- **Do this**
Return a copy of each line that holds the string "with".

- **Data excerpts**
- - - -
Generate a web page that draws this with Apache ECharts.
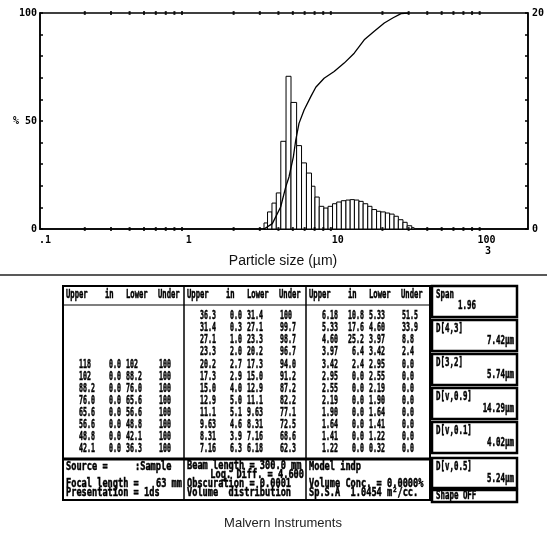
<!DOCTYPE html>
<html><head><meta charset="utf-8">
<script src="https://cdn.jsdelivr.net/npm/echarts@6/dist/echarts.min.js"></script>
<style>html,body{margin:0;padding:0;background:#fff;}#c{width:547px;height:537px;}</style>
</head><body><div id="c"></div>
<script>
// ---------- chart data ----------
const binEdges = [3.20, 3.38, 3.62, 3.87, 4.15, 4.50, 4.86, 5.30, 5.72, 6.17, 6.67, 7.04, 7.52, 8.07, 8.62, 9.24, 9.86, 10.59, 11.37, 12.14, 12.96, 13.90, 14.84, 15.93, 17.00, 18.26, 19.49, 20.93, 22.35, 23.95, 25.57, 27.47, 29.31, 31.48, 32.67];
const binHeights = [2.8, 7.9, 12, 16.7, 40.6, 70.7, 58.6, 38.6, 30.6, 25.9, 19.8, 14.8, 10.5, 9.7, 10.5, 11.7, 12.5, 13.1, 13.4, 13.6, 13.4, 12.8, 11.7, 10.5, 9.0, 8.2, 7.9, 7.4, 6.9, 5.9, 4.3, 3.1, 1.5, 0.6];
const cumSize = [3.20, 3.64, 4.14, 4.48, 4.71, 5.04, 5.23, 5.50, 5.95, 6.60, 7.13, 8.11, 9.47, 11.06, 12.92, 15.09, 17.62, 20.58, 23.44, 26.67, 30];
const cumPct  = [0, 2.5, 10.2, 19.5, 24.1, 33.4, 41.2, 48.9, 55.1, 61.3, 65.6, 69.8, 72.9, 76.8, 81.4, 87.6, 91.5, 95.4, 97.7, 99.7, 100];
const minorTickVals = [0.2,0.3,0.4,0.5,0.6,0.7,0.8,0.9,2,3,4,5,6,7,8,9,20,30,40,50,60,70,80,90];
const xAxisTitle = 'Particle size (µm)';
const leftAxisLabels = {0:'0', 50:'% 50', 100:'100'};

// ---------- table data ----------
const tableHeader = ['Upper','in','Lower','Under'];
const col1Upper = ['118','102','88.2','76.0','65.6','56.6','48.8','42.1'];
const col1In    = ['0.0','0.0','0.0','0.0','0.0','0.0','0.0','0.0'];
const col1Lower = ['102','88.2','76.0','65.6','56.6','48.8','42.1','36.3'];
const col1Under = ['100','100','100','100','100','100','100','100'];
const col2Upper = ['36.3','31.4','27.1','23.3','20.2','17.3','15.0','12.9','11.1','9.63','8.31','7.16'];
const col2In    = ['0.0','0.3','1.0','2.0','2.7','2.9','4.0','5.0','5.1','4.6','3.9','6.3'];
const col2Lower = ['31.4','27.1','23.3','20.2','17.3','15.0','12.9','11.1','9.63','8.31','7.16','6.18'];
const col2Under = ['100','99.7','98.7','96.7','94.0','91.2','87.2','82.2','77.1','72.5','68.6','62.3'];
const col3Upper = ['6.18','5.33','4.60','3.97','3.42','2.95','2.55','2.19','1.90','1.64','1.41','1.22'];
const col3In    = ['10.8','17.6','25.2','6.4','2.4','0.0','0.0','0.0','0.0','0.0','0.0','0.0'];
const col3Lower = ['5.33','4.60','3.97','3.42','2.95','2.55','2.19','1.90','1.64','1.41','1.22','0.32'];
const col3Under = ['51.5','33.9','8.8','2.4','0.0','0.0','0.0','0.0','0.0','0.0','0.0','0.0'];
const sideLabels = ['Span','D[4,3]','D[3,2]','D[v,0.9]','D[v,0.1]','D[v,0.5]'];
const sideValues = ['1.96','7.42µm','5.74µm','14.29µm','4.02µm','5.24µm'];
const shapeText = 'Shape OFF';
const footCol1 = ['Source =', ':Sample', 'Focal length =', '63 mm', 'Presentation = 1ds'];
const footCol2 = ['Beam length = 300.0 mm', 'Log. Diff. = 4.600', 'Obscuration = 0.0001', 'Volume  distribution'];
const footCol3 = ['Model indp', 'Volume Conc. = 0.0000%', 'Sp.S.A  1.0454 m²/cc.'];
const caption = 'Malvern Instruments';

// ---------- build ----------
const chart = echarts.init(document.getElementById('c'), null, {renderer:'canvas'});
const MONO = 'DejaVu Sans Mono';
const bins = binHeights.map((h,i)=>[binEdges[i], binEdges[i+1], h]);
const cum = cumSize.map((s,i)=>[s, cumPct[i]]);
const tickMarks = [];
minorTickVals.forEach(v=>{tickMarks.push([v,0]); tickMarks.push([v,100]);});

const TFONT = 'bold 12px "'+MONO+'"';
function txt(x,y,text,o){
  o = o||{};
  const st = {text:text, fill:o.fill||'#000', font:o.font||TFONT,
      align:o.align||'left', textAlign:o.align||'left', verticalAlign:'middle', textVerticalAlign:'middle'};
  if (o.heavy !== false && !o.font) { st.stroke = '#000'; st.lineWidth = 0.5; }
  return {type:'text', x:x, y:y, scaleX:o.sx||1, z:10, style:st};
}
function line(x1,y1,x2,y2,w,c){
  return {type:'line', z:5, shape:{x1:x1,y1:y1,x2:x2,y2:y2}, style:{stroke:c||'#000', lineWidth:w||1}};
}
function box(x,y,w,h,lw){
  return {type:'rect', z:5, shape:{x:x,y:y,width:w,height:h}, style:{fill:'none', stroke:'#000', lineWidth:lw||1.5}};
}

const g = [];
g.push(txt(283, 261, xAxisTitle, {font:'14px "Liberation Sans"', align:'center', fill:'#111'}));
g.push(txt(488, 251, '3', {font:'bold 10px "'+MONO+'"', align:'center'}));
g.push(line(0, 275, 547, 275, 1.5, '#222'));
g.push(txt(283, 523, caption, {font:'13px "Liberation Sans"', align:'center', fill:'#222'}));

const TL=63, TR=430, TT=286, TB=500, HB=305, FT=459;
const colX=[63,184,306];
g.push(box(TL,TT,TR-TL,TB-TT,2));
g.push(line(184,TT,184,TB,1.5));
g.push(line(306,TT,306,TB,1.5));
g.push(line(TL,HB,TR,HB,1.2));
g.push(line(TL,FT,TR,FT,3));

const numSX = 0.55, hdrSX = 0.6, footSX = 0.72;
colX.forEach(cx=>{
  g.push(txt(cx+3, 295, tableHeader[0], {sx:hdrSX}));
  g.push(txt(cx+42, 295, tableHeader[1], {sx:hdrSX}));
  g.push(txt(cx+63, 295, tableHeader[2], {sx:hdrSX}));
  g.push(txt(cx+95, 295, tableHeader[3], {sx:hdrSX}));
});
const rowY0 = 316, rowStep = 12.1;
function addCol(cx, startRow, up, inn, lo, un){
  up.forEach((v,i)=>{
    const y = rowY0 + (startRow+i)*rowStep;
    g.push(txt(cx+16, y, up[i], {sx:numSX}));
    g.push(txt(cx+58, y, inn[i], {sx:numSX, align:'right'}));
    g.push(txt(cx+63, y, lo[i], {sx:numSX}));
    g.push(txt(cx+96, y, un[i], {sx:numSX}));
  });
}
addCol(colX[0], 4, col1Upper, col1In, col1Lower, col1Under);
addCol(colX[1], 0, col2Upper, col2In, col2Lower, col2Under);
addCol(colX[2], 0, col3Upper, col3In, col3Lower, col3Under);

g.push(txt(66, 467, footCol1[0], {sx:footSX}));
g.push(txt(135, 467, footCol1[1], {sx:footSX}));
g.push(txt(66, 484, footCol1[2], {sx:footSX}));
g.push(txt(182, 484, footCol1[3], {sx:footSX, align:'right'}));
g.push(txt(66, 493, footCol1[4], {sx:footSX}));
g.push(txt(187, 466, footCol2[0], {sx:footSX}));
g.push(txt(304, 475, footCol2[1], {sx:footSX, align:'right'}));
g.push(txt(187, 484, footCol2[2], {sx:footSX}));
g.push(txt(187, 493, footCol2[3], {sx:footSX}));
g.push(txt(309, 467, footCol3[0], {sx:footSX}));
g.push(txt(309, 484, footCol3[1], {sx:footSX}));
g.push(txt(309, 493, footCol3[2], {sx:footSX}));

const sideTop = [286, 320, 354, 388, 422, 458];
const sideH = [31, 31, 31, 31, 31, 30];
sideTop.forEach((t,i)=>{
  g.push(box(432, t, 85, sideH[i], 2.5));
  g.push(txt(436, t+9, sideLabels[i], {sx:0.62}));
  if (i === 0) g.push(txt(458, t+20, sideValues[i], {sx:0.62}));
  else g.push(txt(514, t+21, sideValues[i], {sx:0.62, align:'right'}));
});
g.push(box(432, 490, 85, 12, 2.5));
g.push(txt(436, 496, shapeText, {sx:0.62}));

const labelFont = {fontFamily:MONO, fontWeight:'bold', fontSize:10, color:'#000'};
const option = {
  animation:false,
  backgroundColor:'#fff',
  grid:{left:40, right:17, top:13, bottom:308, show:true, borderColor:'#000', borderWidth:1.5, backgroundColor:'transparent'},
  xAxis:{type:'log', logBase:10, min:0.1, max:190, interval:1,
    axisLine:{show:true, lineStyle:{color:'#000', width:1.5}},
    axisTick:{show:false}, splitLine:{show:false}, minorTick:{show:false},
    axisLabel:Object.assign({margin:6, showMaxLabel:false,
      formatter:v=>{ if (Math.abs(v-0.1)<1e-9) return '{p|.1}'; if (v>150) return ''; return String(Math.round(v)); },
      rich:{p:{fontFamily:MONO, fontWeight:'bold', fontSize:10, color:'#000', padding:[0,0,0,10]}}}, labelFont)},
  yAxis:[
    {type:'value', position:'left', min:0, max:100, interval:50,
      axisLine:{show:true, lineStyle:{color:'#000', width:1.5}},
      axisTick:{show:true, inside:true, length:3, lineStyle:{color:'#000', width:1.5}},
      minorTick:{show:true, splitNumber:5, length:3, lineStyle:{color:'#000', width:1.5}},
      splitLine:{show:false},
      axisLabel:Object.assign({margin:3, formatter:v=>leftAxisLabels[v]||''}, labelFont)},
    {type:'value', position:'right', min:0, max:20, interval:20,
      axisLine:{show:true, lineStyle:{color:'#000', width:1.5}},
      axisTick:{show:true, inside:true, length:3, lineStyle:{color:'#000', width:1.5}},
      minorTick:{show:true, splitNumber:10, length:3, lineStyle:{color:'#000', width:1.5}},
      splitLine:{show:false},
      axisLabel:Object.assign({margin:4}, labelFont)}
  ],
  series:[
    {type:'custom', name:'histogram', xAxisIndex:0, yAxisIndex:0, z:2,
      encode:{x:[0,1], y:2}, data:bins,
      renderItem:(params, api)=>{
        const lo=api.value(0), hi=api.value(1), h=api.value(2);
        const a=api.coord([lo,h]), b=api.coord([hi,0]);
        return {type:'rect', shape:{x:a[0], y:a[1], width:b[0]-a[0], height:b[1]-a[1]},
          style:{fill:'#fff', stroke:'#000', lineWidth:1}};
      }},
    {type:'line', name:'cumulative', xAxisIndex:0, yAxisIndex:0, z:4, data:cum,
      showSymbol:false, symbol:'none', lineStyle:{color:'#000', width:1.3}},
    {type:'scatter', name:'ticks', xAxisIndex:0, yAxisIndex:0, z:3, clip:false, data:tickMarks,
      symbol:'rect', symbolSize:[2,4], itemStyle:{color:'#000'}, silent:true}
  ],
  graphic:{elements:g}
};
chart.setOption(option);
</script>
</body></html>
- - - -
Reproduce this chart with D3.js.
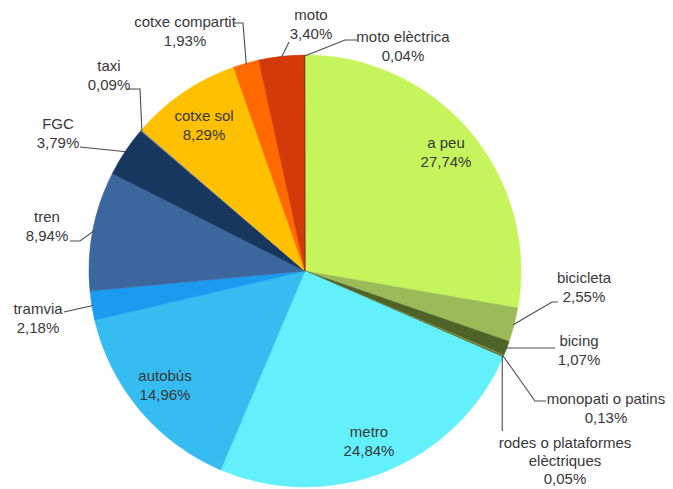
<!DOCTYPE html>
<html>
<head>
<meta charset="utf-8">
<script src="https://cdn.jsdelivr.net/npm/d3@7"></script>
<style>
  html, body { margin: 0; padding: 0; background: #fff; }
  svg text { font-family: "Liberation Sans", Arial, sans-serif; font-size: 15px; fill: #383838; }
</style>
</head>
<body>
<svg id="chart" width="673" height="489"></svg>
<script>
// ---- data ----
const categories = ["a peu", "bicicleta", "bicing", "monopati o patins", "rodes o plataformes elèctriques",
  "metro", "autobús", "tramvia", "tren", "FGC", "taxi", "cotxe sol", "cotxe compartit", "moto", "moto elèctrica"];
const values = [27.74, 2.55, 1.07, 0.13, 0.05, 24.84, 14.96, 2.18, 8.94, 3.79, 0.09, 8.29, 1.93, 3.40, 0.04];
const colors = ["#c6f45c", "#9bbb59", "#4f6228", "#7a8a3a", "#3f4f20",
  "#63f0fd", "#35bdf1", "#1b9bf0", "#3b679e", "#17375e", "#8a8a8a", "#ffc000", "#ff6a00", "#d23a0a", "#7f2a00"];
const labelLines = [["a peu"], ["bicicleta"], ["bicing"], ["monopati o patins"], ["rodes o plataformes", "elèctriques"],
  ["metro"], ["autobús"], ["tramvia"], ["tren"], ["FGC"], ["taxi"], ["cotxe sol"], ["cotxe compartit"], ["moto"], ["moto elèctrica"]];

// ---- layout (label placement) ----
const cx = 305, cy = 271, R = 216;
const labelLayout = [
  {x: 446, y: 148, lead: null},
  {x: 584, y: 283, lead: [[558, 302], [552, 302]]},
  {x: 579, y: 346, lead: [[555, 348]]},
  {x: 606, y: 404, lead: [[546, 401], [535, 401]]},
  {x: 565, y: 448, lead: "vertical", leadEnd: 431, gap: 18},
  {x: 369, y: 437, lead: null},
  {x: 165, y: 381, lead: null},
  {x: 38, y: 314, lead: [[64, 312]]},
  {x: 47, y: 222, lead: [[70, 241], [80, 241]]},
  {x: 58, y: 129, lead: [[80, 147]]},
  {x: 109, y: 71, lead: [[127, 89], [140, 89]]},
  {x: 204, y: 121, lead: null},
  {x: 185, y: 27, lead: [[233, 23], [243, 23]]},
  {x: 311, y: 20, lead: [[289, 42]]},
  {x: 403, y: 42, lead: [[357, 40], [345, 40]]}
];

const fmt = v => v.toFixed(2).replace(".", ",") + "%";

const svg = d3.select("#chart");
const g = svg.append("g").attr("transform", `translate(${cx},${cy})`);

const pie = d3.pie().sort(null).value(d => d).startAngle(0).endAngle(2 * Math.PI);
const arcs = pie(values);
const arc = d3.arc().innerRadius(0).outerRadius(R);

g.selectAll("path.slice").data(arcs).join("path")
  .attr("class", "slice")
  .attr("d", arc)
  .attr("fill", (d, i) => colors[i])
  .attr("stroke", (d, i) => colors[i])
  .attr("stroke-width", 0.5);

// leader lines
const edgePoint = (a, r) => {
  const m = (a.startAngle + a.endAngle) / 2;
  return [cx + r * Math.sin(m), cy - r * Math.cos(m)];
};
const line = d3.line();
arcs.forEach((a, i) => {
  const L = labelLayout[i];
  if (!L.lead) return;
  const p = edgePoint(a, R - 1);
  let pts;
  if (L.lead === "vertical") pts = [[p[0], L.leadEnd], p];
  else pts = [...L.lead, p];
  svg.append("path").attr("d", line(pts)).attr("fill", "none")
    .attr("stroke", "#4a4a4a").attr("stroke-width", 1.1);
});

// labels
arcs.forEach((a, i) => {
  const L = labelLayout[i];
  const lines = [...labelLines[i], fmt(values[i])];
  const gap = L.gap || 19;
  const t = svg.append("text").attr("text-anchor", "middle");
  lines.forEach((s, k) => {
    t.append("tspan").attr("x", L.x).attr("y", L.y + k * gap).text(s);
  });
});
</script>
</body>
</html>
- - - -
- **Correct result**
Generate a web page that draws this with Apache ECharts.
Reproduce this chart with D3.js.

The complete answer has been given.